*WORK TO BE COMPLETED*
Only the lines from the start of the data below through the line that contains "zero_offset = -(H" are to be copied, exactly and without pictures.

Figure scripts:

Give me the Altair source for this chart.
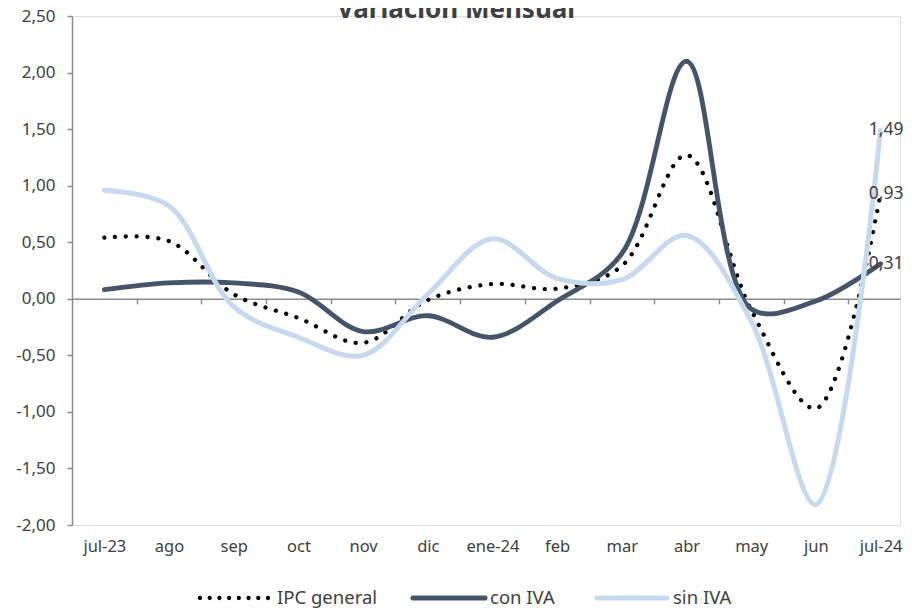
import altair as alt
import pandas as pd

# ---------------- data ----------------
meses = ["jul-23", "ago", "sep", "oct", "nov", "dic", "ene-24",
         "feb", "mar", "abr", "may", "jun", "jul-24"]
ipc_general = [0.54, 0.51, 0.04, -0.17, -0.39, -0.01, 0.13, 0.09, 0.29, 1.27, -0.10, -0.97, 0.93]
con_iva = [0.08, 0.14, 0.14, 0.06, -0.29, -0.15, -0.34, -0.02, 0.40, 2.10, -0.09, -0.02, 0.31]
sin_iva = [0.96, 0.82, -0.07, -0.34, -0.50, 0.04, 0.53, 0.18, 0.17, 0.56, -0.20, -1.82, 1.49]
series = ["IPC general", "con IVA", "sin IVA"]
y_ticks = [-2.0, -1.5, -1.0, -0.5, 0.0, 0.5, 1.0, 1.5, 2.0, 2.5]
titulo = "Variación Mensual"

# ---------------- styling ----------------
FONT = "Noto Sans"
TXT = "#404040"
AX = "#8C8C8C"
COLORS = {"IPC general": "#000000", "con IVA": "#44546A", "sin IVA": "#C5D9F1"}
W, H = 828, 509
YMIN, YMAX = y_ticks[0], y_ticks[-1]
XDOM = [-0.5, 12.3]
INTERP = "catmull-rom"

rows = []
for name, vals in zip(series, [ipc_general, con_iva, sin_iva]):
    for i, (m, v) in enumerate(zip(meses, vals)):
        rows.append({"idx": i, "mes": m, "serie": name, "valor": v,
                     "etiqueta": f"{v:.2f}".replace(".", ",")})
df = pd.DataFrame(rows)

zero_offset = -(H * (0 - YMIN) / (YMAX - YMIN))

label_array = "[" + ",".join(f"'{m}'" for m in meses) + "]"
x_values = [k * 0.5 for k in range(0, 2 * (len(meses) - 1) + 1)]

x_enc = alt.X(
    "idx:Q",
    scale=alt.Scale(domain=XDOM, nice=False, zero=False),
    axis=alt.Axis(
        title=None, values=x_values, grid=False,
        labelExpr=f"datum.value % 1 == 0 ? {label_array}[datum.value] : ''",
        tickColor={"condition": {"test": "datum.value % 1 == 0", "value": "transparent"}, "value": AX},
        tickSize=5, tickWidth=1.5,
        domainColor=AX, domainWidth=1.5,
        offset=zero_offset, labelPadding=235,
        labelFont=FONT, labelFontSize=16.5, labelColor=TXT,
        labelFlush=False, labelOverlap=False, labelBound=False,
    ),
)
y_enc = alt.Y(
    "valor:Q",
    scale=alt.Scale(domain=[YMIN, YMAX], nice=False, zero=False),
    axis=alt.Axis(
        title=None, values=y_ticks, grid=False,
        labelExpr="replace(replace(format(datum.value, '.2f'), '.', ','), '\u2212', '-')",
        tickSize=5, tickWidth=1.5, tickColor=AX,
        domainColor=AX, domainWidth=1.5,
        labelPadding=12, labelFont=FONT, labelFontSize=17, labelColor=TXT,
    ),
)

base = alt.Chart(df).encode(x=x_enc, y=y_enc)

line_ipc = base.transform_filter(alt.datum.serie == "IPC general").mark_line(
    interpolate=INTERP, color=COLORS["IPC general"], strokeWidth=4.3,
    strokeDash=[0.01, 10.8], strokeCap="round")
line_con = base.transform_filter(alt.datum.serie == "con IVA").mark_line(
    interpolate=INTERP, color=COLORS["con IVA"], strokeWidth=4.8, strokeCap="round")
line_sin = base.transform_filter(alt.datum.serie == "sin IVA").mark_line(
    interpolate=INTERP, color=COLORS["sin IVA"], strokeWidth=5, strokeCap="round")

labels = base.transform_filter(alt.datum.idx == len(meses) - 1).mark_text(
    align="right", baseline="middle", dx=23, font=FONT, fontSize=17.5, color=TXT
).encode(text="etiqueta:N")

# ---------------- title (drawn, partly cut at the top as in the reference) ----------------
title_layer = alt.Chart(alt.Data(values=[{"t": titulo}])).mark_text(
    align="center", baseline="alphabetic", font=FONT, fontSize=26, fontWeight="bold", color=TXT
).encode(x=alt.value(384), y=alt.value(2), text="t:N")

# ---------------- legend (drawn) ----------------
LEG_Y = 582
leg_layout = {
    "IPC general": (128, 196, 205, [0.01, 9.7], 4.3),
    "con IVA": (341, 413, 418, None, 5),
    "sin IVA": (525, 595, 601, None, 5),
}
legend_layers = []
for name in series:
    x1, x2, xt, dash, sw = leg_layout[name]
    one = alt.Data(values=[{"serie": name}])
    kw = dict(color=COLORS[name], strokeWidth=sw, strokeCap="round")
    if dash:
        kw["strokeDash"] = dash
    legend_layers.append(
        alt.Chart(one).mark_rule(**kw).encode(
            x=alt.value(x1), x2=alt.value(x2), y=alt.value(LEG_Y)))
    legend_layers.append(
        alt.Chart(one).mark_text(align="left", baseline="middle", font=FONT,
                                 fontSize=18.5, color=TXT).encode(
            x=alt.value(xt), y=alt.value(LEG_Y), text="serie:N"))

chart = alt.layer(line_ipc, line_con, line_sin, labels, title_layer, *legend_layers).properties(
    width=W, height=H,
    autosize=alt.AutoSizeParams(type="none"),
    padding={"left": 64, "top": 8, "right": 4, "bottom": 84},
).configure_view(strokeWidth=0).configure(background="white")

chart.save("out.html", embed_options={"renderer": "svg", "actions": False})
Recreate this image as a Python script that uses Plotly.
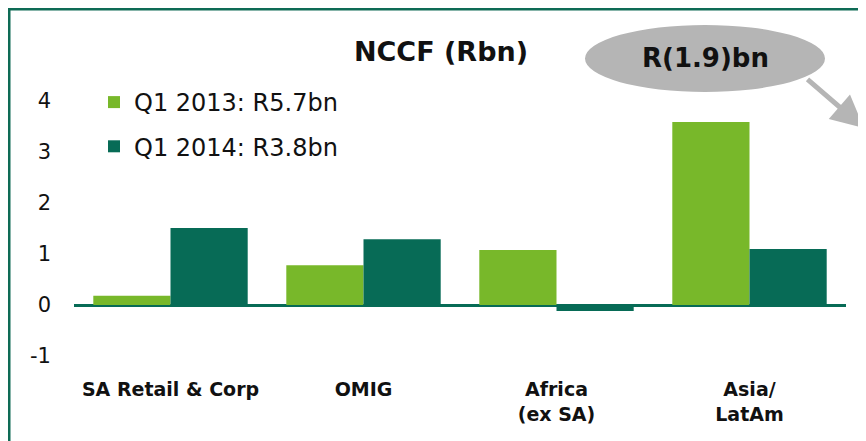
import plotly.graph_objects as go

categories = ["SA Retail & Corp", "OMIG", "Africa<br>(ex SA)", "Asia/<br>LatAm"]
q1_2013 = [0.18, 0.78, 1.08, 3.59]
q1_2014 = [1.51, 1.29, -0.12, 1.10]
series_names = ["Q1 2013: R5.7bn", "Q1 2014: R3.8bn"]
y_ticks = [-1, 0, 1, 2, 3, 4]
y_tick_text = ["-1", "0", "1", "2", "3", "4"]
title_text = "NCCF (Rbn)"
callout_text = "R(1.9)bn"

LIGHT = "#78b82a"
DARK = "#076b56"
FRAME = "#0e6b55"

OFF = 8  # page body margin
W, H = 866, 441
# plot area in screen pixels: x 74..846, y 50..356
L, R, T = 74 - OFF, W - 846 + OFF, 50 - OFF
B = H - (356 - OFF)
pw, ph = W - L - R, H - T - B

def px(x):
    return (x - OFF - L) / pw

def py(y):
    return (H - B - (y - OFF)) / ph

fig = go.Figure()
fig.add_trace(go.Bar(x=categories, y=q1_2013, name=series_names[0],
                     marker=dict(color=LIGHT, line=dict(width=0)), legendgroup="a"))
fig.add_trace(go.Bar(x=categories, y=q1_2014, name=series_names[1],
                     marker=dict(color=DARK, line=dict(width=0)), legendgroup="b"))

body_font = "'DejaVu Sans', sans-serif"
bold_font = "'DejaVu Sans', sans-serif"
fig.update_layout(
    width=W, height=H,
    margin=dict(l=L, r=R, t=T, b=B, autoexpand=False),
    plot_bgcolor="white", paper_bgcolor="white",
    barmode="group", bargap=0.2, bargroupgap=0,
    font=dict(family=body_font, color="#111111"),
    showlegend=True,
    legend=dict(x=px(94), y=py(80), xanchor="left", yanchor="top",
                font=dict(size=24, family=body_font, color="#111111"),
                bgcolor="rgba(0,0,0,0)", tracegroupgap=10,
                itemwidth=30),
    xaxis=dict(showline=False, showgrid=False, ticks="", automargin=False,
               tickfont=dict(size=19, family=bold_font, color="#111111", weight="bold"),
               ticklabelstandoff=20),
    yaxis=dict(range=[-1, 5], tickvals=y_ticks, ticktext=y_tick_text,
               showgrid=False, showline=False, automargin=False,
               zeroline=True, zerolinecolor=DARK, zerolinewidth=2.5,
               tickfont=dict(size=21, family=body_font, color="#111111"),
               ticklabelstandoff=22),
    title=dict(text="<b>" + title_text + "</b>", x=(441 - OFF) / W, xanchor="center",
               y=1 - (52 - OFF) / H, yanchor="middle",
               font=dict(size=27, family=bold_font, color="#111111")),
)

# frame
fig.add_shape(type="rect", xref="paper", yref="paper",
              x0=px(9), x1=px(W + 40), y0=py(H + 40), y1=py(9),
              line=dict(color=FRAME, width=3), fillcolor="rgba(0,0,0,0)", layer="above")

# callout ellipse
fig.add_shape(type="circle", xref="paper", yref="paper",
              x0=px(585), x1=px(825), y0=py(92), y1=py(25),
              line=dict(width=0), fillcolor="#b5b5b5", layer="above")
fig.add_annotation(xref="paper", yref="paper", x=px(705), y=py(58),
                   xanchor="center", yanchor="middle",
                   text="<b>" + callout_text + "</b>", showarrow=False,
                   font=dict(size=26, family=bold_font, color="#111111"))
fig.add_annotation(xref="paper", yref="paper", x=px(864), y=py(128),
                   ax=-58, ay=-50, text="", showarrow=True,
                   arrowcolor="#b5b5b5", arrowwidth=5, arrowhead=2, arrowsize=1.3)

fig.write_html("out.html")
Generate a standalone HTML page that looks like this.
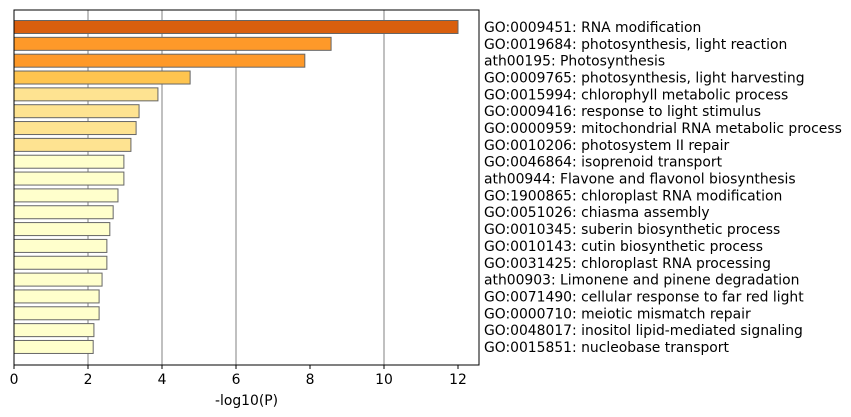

*FINAL ANSWER*
Give me the Altair source for this chart.
import altair as alt
import pandas as pd

# ---------------- data ----------------
meses = ["jul-23", "ago", "sep", "oct", "nov", "dic", "ene-24",
         "feb", "mar", "abr", "may", "jun", "jul-24"]
ipc_general = [0.54, 0.51, 0.04, -0.17, -0.39, -0.01, 0.13, 0.09, 0.29, 1.27, -0.10, -0.97, 0.93]
con_iva = [0.08, 0.14, 0.14, 0.06, -0.29, -0.15, -0.34, -0.02, 0.40, 2.10, -0.09, -0.02, 0.31]
sin_iva = [0.96, 0.82, -0.07, -0.34, -0.50, 0.04, 0.53, 0.18, 0.17, 0.56, -0.20, -1.82, 1.49]
series = ["IPC general", "con IVA", "sin IVA"]
y_ticks = [-2.0, -1.5, -1.0, -0.5, 0.0, 0.5, 1.0, 1.5, 2.0, 2.5]
titulo = "Variación Mensual"

# ---------------- styling ----------------
FONT = "Noto Sans"
TXT = "#404040"
AX = "#8C8C8C"
COLORS = {"IPC general": "#000000", "con IVA": "#44546A", "sin IVA": "#C5D9F1"}
W, H = 828, 509
YMIN, YMAX = y_ticks[0], y_ticks[-1]
XDOM = [-0.5, 12.3]
INTERP = "catmull-rom"

rows = []
for name, vals in zip(series, [ipc_general, con_iva, sin_iva]):
    for i, (m, v) in enumerate(zip(meses, vals)):
        rows.append({"idx": i, "mes": m, "serie": name, "valor": v,
                     "etiqueta": f"{v:.2f}".replace(".", ",")})
df = pd.DataFrame(rows)

zero_offset = -(H * (0 - YMIN) / (YMAX - YMIN))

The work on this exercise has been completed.